__Task to complete__
Count the lines below that include the word "with" and write that number alone.

* begin Data supplied *

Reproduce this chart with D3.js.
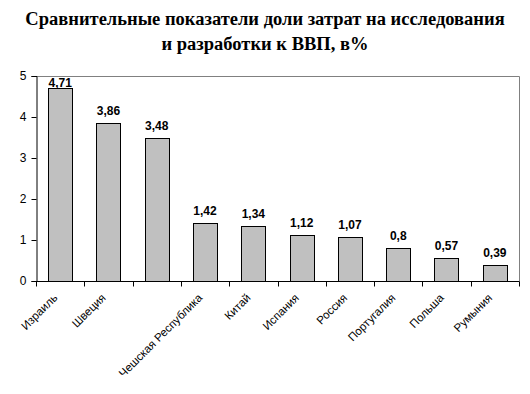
<!DOCTYPE html>
<html>
<head>
<meta charset="utf-8">
<script src="https://cdn.jsdelivr.net/npm/d3@7"></script>
<style>
  body { margin: 0; background: #fff; }
  svg { display: block; }
</style>
</head>
<body>
<div id="chart"></div>
<script>
  "use strict";

  var titleLines = ['Сравнительные показатели доли затрат на исследования', 'и разработки к ВВП, в%'];
  var categories = ['Израиль', 'Швеция', '', 'Чешская Республика', 'Китай', 'Испания', 'Россия', 'Португалия', 'Польша', 'Румыния'];
  var values = [4.71, 3.86, 3.48, 1.42, 1.34, 1.12, 1.07, 0.8, 0.57, 0.39];
  var valueLabels = ['4,71', '3,86', '3,48', '1,42', '1,34', '1,12', '1,07', '0,8', '0,57', '0,39'];
  var yTicks = [0, 1, 2, 3, 4, 5];

  var width = 530, height = 394;
  var margin = {top: 76, right: 11, bottom: 113, left: 36};
  var innerW = width - margin.left - margin.right;
  var innerH = height - margin.top - margin.bottom;

  var svg = d3.select('#chart').append('svg')
    .attr('width', width)
    .attr('height', height);

  // title
  svg.append('g').selectAll('text')
    .data(titleLines)
    .enter().append('text')
    .attr('x', width / 2)
    .attr('y', function(d, i) { return 25 + i * 25; })
    .attr('text-anchor', 'middle')
    .attr('font-family', '"Liberation Serif", "Times New Roman", serif')
    .attr('font-weight', 'bold')
    .attr('font-size', '18.5px')
    .attr('fill', '#000')
    .text(function(d) { return d; });

  var g = svg.append('g')
    .attr('transform', 'translate(' + margin.left + ',' + margin.top + ')');

  var x = d3.scaleBand().domain(d3.range(categories.length)).range([0, innerW]);
  var y = d3.scaleLinear().domain([0, 5]).range([innerH, 0]);

  // plot frame: grey top and right
  g.append('path')
    .attr('d', 'M0,0.5H' + (innerW + 0.5) + 'V' + innerH)
    .attr('fill', 'none')
    .attr('stroke', '#808080')
    .attr('stroke-width', 1);

  // bars
  var bw = x.bandwidth() * 0.5;
  g.selectAll('rect.bar')
    .data(values)
    .enter().append('rect')
    .attr('class', 'bar')
    .attr('x', function(d, i) { return Math.round(x(i) + (x.bandwidth() - bw) / 2) + 0.5; })
    .attr('y', function(d) { return Math.round(y(d)) + 0.5; })
    .attr('width', Math.round(bw))
    .attr('height', function(d) { return Math.round(innerH - y(d)); })
    .attr('fill', '#c0c0c0')
    .attr('stroke', '#000')
    .attr('stroke-width', 1);

  // value labels
  g.selectAll('text.val')
    .data(values)
    .enter().append('text')
    .attr('class', 'val')
    .attr('x', function(d, i) { return x(i) + x.bandwidth() / 2; })
    .attr('y', function(d) { return Math.max(y(d) - 8, 11); })
    .attr('text-anchor', 'middle')
    .attr('font-family', '"Liberation Sans", Arial, sans-serif')
    .attr('font-weight', 'bold')
    .attr('font-size', '12px')
    .attr('fill', '#000')
    .text(function(d, i) { return valueLabels[i]; });

  // y axis
  var yAxis = g.append('g')
    .attr('transform', 'translate(0.5,0)')
    .call(d3.axisLeft(y).tickValues(yTicks).tickSize(5).tickPadding(5).tickFormat(d3.format('d')));
  yAxis.select('.domain').attr('stroke', '#000');
  yAxis.selectAll('text')
    .attr('font-family', '"Liberation Sans", Arial, sans-serif')
    .attr('font-size', '12px')
    .attr('fill', '#000');

  // x axis: ticks at category boundaries
  var boundaries = d3.range(categories.length + 1).map(function(i) { return i * x.step(); });
  var xAxisG = g.append('g')
    .attr('transform', 'translate(0,' + (innerH + 0.5) + ')');
  xAxisG.append('line')
    .attr('x1', 0).attr('x2', innerW + 0.5)
    .attr('stroke', '#000');
  xAxisG.selectAll('line.tick')
    .data(boundaries)
    .enter().append('line')
    .attr('class', 'tick')
    .attr('x1', function(d) { return Math.round(d) + 0.5; })
    .attr('x2', function(d) { return Math.round(d) + 0.5; })
    .attr('y1', 0).attr('y2', 5)
    .attr('stroke', '#000');

  // rotated category labels
  xAxisG.selectAll('text.cat')
    .data(categories)
    .enter().append('text')
    .attr('class', 'cat')
    .attr('transform', function(d, i) {
      return 'translate(' + (x(i) + x.bandwidth() / 2 - 2) + ',17) rotate(-45)';
    })
    .attr('text-anchor', 'end')
    .attr('font-family', '"Liberation Sans", Arial, sans-serif')
    .attr('font-size', '11.5px')
    .attr('fill', '#000')
    .text(function(d) { return d; });
</script>
</body>
</html>
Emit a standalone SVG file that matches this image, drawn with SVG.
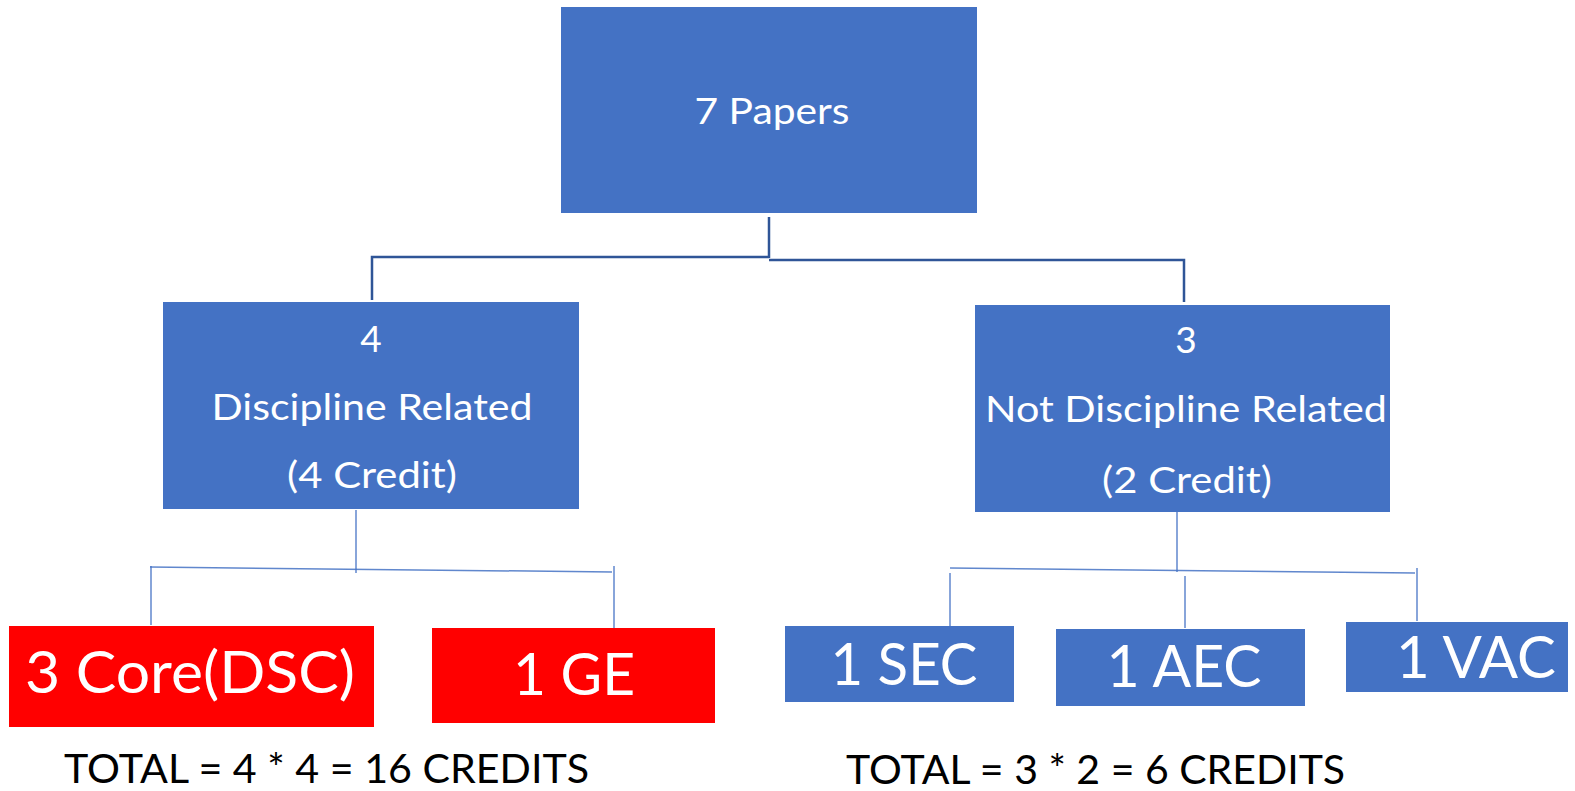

* end Data supplied *

__Solution to this problem__
2